Now because I’ve been very happy in my job and because “the plan” (what’s the old saying…if you want to make God laugh, make a plan? Touché, God. Touché.) was for me to stay in this position until J came home, when we would then know where his next assignment might be, and we would get married, and happily move wherever that next place might be…together… (sigh…could it please be that day? Please?) I have never spoken of leaving my job or looking for something else. Not yet at least. I have two more years before I have think about that, right? Wrong.
Man, let me tell you, though… Once I did even make *mention* of leaving here…my friends have shown up. Talk about rallying the troops! It seemed like once I started talking about finding something new, all my friends got totally behind me. Started looking for jobs for me. Started dropping my name and resume on people’s desks. They have definitely come together on my behalf…united in mission. And being so good to me.

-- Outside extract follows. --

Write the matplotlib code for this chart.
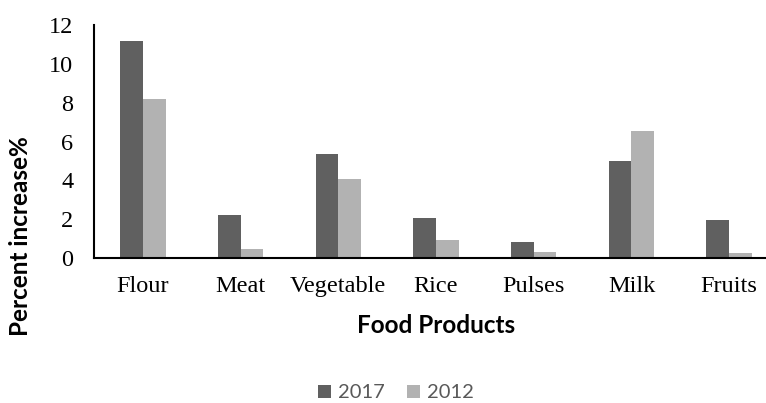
import numpy as np
import matplotlib.pyplot as plt

# data
categories = ["Flour", "Meat", "Vegetable", "Rice", "Pulses", "Milk", "Fruits"]
series_2017 = [11.2, 2.2, 5.35, 2.08, 0.81, 5.0, 1.96]
series_2012 = [8.2, 0.47, 4.1, 0.93, 0.32, 6.55, 0.27]
years = ["2017", "2012"]
yticks = [0, 2, 4, 6, 8, 10, 12]

c_dark = "#606060"
c_light = "#b2b2b2"

fig = plt.figure(figsize=(7.66, 4.03), dpi=100)
# axes runs slightly past the right edge, like the cropped original
ax = fig.add_axes([94 / 766, 145 / 403, 684 / 766, 232.6 / 403])

x = np.arange(len(categories))
w = 0.232
ax.bar(x - w / 2, series_2017, width=w, color=c_dark, label=years[0])
ax.bar(x + w / 2, series_2012, width=w, color=c_light, label=years[1])

ax.set_xlim(-0.5, len(categories) - 0.5)
ax.set_ylim(0, 12)
ax.set_yticks(yticks)
ax.set_xticks(x)
ax.set_xticklabels(categories)

for s in ["top", "right"]:
    ax.spines[s].set_visible(False)
ax.spines["left"].set_linewidth(1.5)
ax.spines["bottom"].set_linewidth(1.5)

ax.tick_params(axis="both", length=0)
ax.tick_params(axis="x", pad=13)
ax.tick_params(axis="y", pad=15)
for lbl in ax.get_xticklabels() + ax.get_yticklabels():
    lbl.set_family("Liberation Serif")
    lbl.set_fontsize(17.5)

ax.set_xlabel("Food Products", fontsize=17.5, fontweight="bold", family="Lato", labelpad=12)
# y label sits low in the original, so place it by hand
fig.text(21 / 766, 1 - 236 / 403, "Percent increase%", rotation=90, ha="center", va="center",
         fontsize=17.5, fontweight="bold", family="Lato")

leg = fig.legend(loc="center", bbox_to_anchor=(396 / 766, 1 - 393 / 403), ncol=2,
                 frameon=False, handlelength=0.65, handleheight=0.65,
                 columnspacing=1.1, handletextpad=0.35, borderpad=0.2,
                 prop={"family": "Lato", "size": 14.5})
for t in leg.get_texts():
    t.set_color("#595959")

fig.savefig("out.png", dpi=100)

What their support has done in turn for me is provide the feeling that comes with all those remaining definitions of the word “rally”. I have suddenly had a lift in spirits… a realignment of mission and focus…a recovery from what seemed a horrible setback. I had never before so directly felt the importance of rallying the troops! It’s amazing what a difference that can make to a person (thanks friends.)
I wish that I could do that for J right now. Provide that support and motivation. I feel like he’s a little down recently. He’s super busy. He’s super tired. And from his voice, I feel like he’s super frustrated. (Though honestly, I don’t get that kind of information right now. Between his feeling that he can’t really talk talk over the phone and his just natural inability to say anything overly negative about anything, especially as it relates to his job, I won’t ever really know the intricacies of his current frustrations- at least not for a long time.) This makes me sad. I so wish that I could serve as his rally point right now like all of my friends are doing for me.
What’s it gonna take to raise his spirits? I don’t know right now. But I can tell you this-- I’m committed to figuring that out.